Re: These new diffs are great, but...
* Goswin von Brederlow:
>> However, patching rred to apply patches in a single run would be a
>> good start because all further optimizations will need it.
> Why should the number of chunks matter?
If you use the naïve algorithm, it does. But rred implements
something more involved, leading to a O(patch-files * lines + changes)
complexity (or something very similar).
> What matters is reading, parsing and writing the file O(lines) and
> then the number of changes (lines of changes) O(changes). Combined
> this gives O(lines + changes) if the file is read once at the start
> and then all patches are applied.
I guess you'll find it very hard to get down to O(lines + changes). 8-)
Either you need to make multiple passes over the original file (like
the current code does), or you need to combine patch files before
applying them. The latter involves some kind of sorting, and unless
you postulate an upper bound on the number of lines in a file, you'll
end up with super-linear complexity.
> You can do that by combining the individual patch files or by teaching
> rred to do a single run with multiple patch files. Same result. Both
> solve the problem of O(lines * chunks + changes) complexity.
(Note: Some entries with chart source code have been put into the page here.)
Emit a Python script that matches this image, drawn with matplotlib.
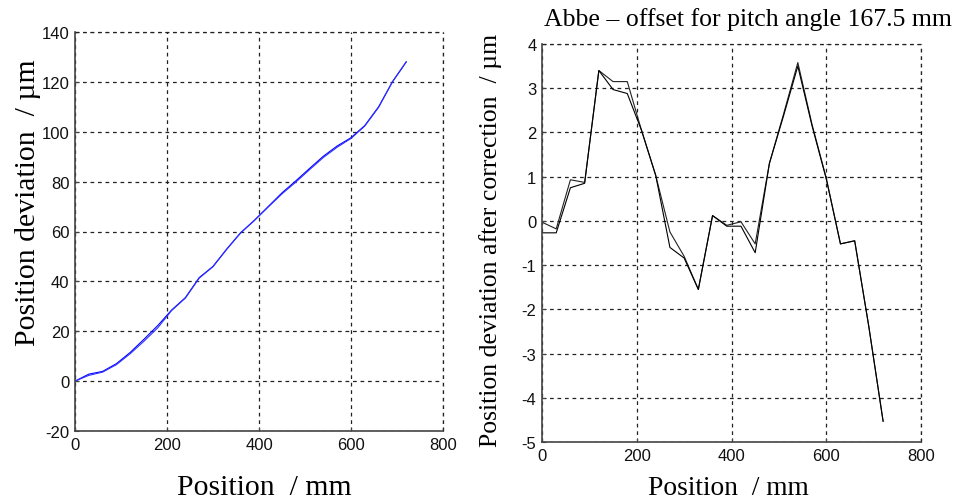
import numpy as np
import matplotlib.pyplot as plt

plt.rcParams['axes.unicode_minus'] = False

# measurement positions (mm)
pos = [0, 30, 60, 90, 120, 150, 180, 210, 240, 270, 300, 330, 360,
       390, 420, 450, 480, 510, 540, 570, 600, 630, 660, 690, 720]

# raw position deviation (um), two runs
dev_run1 = [0.0, 2.8, 3.9, 7.0, 11.5, 16.8, 22.3, 28.5, 33.5, 41.5, 46.0, 53.0, 59.5,
            64.5, 70.0, 75.5, 80.3, 85.3, 90.2, 94.3, 97.6, 102.5, 110.0, 120.0, 128.0]
dev_run2 = [0.0, 2.3, 3.6, 6.6, 11.0, 16.0, 21.4, 28.3, 33.3, 41.3, 45.9, 52.9, 59.4,
            64.4, 69.8, 75.1, 79.8, 84.8, 89.7, 93.8, 97.3, 102.3, 109.8, 120.0, 128.0]

# deviation after Abbe correction (um), two runs
corr_run1 = [-0.03, -0.18, 0.93, 0.87, 3.40, 3.15, 3.15, 2.05, 1.03, -0.25, -0.80, -1.55, 0.12,
             -0.10, -0.02, -0.52, 1.30, 2.42, 3.58, 2.18, 0.97, -0.52, -0.45, -2.40, -4.53]
corr_run2 = [-0.27, -0.27, 0.75, 0.85, 3.40, 2.97, 2.88, 2.05, 1.03, -0.60, -0.84, -1.55, 0.12,
             -0.12, -0.12, -0.72, 1.30, 2.38, 3.50, 2.15, 0.95, -0.52, -0.45, -2.40, -4.53]

W, H = 957, 502
fig = plt.figure(figsize=(W / 100, H / 100), dpi=100)

def px_axes(x0, y0, x1, y1):
    # axes from pixel box (left, top, right, bottom)
    return fig.add_axes([x0 / W, 1 - y1 / H, (x1 - x0) / W, (y1 - y0) / H])

def style(ax):
    for s in ['top', 'right']:
        ax.spines[s].set_visible(False)
    for s in ['left', 'bottom']:
        ax.spines[s].set_color('#444444')
        ax.spines[s].set_linewidth(1.2)
    ax.grid(True, color='#222222', linestyle=(0, (3, 3)), linewidth=0.9)
    ax.tick_params(direction='in', length=3, color='#444444', labelsize=12,
                   labelcolor='#111111', pad=4)
    for lab in ax.get_xticklabels() + ax.get_yticklabels():
        lab.set_family('Liberation Sans')
    ax.set_axisbelow(True)

serif = 'Liberation Serif'

ax1 = px_axes(75, 33, 443, 432)
ax1.plot(pos, dev_run1, color='#0000ff', lw=0.8)
ax1.plot(pos, dev_run2, color='#3030ff', lw=0.8)
ax1.set_xlim(0, 800)
ax1.set_ylim(-20, 140)
ax1.set_xticks(np.arange(0, 801, 200))
ax1.set_yticks(np.arange(-20, 141, 20))
style(ax1)
# close the grid at the upper and right limits
ax1.axhline(140, color='#222222', linestyle=(0, (3, 3)), lw=0.9, clip_on=False)
ax1.axvline(800, color='#222222', linestyle=(0, (3, 3)), lw=0.9, clip_on=False)

ax2 = px_axes(542, 45, 921, 443)
ax2.plot(pos, corr_run1, color='#222222', lw=0.8)
ax2.plot(pos, corr_run2, color='#000000', lw=0.8)
ax2.set_xlim(0, 800)
ax2.set_ylim(-5, 4)
ax2.set_xticks(np.arange(0, 801, 200))
ax2.set_yticks(np.arange(-5, 5, 1))
style(ax2)
ax2.axhline(4, color='#222222', linestyle=(0, (3, 3)), lw=0.9, clip_on=False)
ax2.axvline(800, color='#222222', linestyle=(0, (3, 3)), lw=0.9, clip_on=False)

fig.text(28 / W, 1 - 203 / H, 'Position deviation  / µm', family=serif, size=21.4,
         rotation=90, ha='center', va='center')
fig.text(264 / W, 1 - 488 / H, 'Position  / mm', family=serif, size=21.4,
         ha='center', va='center')
fig.text(491 / W, 1 - 240 / H, 'Position deviation after correction  / µm', family=serif,
         size=18.5, rotation=90, ha='center', va='center')
fig.text(728 / W, 1 - 489 / H, 'Position  / mm', family=serif, size=19.8,
         ha='center', va='center')
fig.text(748 / W, 1 - 20 / H, 'Abbe – offset for pitch angle 167.5 mm', family=serif,
         size=18.5, ha='center', va='center')

fig.savefig('out.png', dpi=100)
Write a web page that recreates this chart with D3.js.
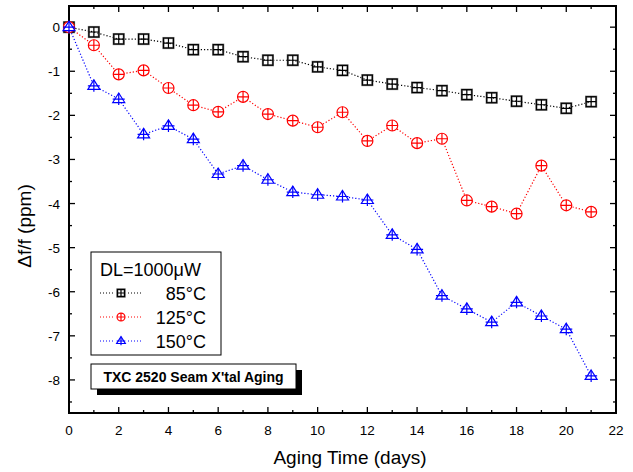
<!DOCTYPE html>
<html>
<head>
<meta charset="utf-8">
<script src="https://cdn.jsdelivr.net/npm/d3@7"></script>
<style>
  body { margin: 0; background: #fff; }
  text { font-family: Arial, "Liberation Sans", sans-serif; }
</style>
</head>
<body>
<div id="chart"></div>
<script>
// aging days
var days = [0,1,2,3,4,5,6,7,8,9,10,11,12,13,14,15,16,17,18,19,20,21];
var t85  = [0,-0.11,-0.27,-0.27,-0.36,-0.51,-0.51,-0.67,-0.75,-0.75,-0.9,-0.98,-1.2,-1.29,-1.37,-1.44,-1.53,-1.6,-1.68,-1.76,-1.84,-1.69];
var t125 = [0,-0.41,-1.07,-0.98,-1.38,-1.77,-1.92,-1.58,-1.97,-2.12,-2.27,-1.93,-2.58,-2.23,-2.63,-2.53,-3.93,-4.07,-4.23,-3.14,-4.04,-4.19];
var t150 = [0,-1.33,-1.63,-2.43,-2.24,-2.54,-3.33,-3.14,-3.46,-3.74,-3.8,-3.84,-3.92,-4.71,-5.04,-6.09,-6.39,-6.69,-6.24,-6.55,-6.85,-7.91];
var xTicks = [0,2,4,6,8,10,12,14,16,18,20,22];
var yTicks = [0,-1,-2,-3,-4,-5,-6,-7,-8];

var series = [
    {name: "85\u00b0C",  vals: t85,  color: "#000", marker: "square"},
    {name: "125\u00b0C", vals: t125, color: "#f00", marker: "circle"},
    {name: "150\u00b0C", vals: t150, color: "#00f", marker: "triangle"}
];

var W = 633, H = 472;
var m = {left: 69, right: 17, top: 6, bottom: 59};

var svg = d3.select("#chart").append("svg")
    .attr("width", W)
    .attr("height", H);

var x = d3.scaleLinear().domain([0, 22]).range([m.left, W - m.right]);
var y = d3.scaleLinear().domain([-8.75, 0.48]).range([H - m.bottom, m.top]);

// ticks, all pointing inwards
var g = svg.append("g");
var xMinor = d3.range(0, 23, 1), yMinor = d3.range(0, -8.75, -0.5);
var x0 = x(0), x1 = x(22), y0 = y.range()[0], y1 = y.range()[1];
xMinor.forEach(function(v) {
    var L = (v % 2 === 0) ? 6 : 3;
    g.append("line").attr("x1", x(v)).attr("x2", x(v)).attr("y1", y0).attr("y2", y0 - L);
    g.append("line").attr("x1", x(v)).attr("x2", x(v)).attr("y1", y1).attr("y2", y1 + L);
});
yMinor.forEach(function(v) {
    var L = (Math.abs(v) % 1 === 0) ? 6 : 3;
    g.append("line").attr("y1", y(v)).attr("y2", y(v)).attr("x1", x0).attr("x2", x0 + L);
    g.append("line").attr("y1", y(v)).attr("y2", y(v)).attr("x1", x1).attr("x2", x1 - L);
});
g.selectAll("line").attr("stroke", "#000").attr("stroke-width", 1.3);

svg.append("rect")
    .attr("x", x0).attr("y", y1)
    .attr("width", x1 - x0).attr("height", y0 - y1)
    .attr("fill", "none").attr("stroke", "#000").attr("stroke-width", 2);

svg.selectAll(".xl").data(xTicks).enter().append("text")
    .attr("x", function(d) { return x(d); })
    .attr("y", y0 + 22)
    .attr("text-anchor", "middle")
    .attr("font-size", 13.5)
    .text(function(d) { return d; });

svg.selectAll(".yl").data(yTicks).enter().append("text")
    .attr("x", x0 - 9)
    .attr("y", function(d) { return y(d) + 5; })
    .attr("text-anchor", "end")
    .attr("font-size", 13.5)
    .text(function(d) { return d; });

svg.append("text")
    .attr("x", 350)
    .attr("y", 464)
    .attr("text-anchor", "middle")
    .attr("font-size", 19)
    .text("Aging Time (days)");

svg.append("text")
    .attr("transform", "translate(31,226) rotate(-90)")
    .attr("text-anchor", "middle")
    .attr("font-size", 19)
    .text("\u0394f/f (ppm)");

// markers
function drawMarker(sel, type, color, cx, cy, s) {
    var mk = sel.append("g").attr("transform", "translate(" + cx + "," + cy + ") scale(" + s + ")")
        .attr("fill", "none").attr("stroke", color).attr("stroke-width", 1.2 / s);
    if (type === "square") {
        mk.append("rect").attr("x", -5).attr("y", -5).attr("width", 10).attr("height", 10)
            .attr("stroke", "#888").attr("stroke-width", 2.2 / s);
        mk.append("rect").attr("x", -5).attr("y", -5).attr("width", 10).attr("height", 10);
        mk.append("path").attr("d", "M-5,0H5M0,-5V5");
    } else if (type === "circle") {
        mk.append("circle").attr("r", 5.5).attr("fill", "#fff");
        mk.append("path").attr("d", "M-5.5,0H5.5M0,-5.5V5.5");
    } else {
        mk.append("path").attr("d", "M0,-6L6,3.5H-6Z").attr("fill", "#fff");
        mk.append("path").attr("d", "M-6,0H6M0,-6V6");
    }
}

var line = d3.line()
    .x(function(d, i) { return x(days[i]); })
    .y(function(d) { return y(d); });

series.forEach(function(s) {
    svg.append("path")
        .datum(s.vals)
        .attr("d", line)
        .attr("fill", "none")
        .attr("stroke", s.color)
        .attr("stroke-width", 1.2)
        .attr("stroke-dasharray", "1.2,2");
});
series.forEach(function(s) {
    s.vals.forEach(function(v, i) {
        drawMarker(svg, s.marker, s.color, x(days[i]), y(v), 1);
    });
});

// legend
var lg = svg.append("g");
lg.append("rect").attr("x", 91).attr("y", 252).attr("width", 130).attr("height", 103)
    .attr("fill", "#fff").attr("stroke", "#000").attr("stroke-width", 1);
lg.append("text").attr("x", 100).attr("y", 276).attr("font-size", 18).text("DL=1000\u03bcW");
series.forEach(function(s, i) {
    var ly = 293 + i * 24;
    [[100, 114], [128, 141]].forEach(function(seg) {
        lg.append("line").attr("x1", seg[0]).attr("x2", seg[1]).attr("y1", ly).attr("y2", ly)
            .attr("stroke", s.color).attr("stroke-width", 1).attr("stroke-dasharray", "1,2");
    });
    drawMarker(lg, s.marker, s.color, 121, ly, 0.72);
    lg.append("text").attr("x", 206).attr("y", ly + 7).attr("text-anchor", "end")
        .attr("font-size", 18).text(s.name);
});

// title box with shadow
svg.append("rect").attr("x", 97).attr("y", 370).attr("width", 205).attr("height", 25).attr("fill", "#000");
svg.append("rect").attr("x", 91).attr("y", 364).attr("width", 205).attr("height", 25)
    .attr("fill", "#fff").attr("stroke", "#000").attr("stroke-width", 1);
svg.append("text").attr("x", 193.5).attr("y", 382).attr("text-anchor", "middle")
    .attr("font-size", 14).attr("font-weight", "bold").text("TXC 2520 Seam X'tal Aging");
</script>
</body>
</html>
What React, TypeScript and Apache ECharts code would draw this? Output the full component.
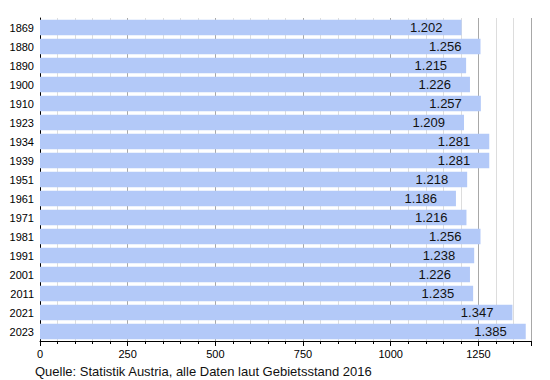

The real problem is that APT's architecture doesn't allow rred to look
at all patches at once. At least that's what I've been told.
> As for using pointers to lines and shuffeling them that seems to be
> the only sane thing to do. All patch operations are line based so it
> is essential that a line can be found and replaced in O(1). A simple
> array of pointers to lines solves that.
Inserting in the middle of an array is not a constant-time operation.
That's why the naïve algorithm is slow.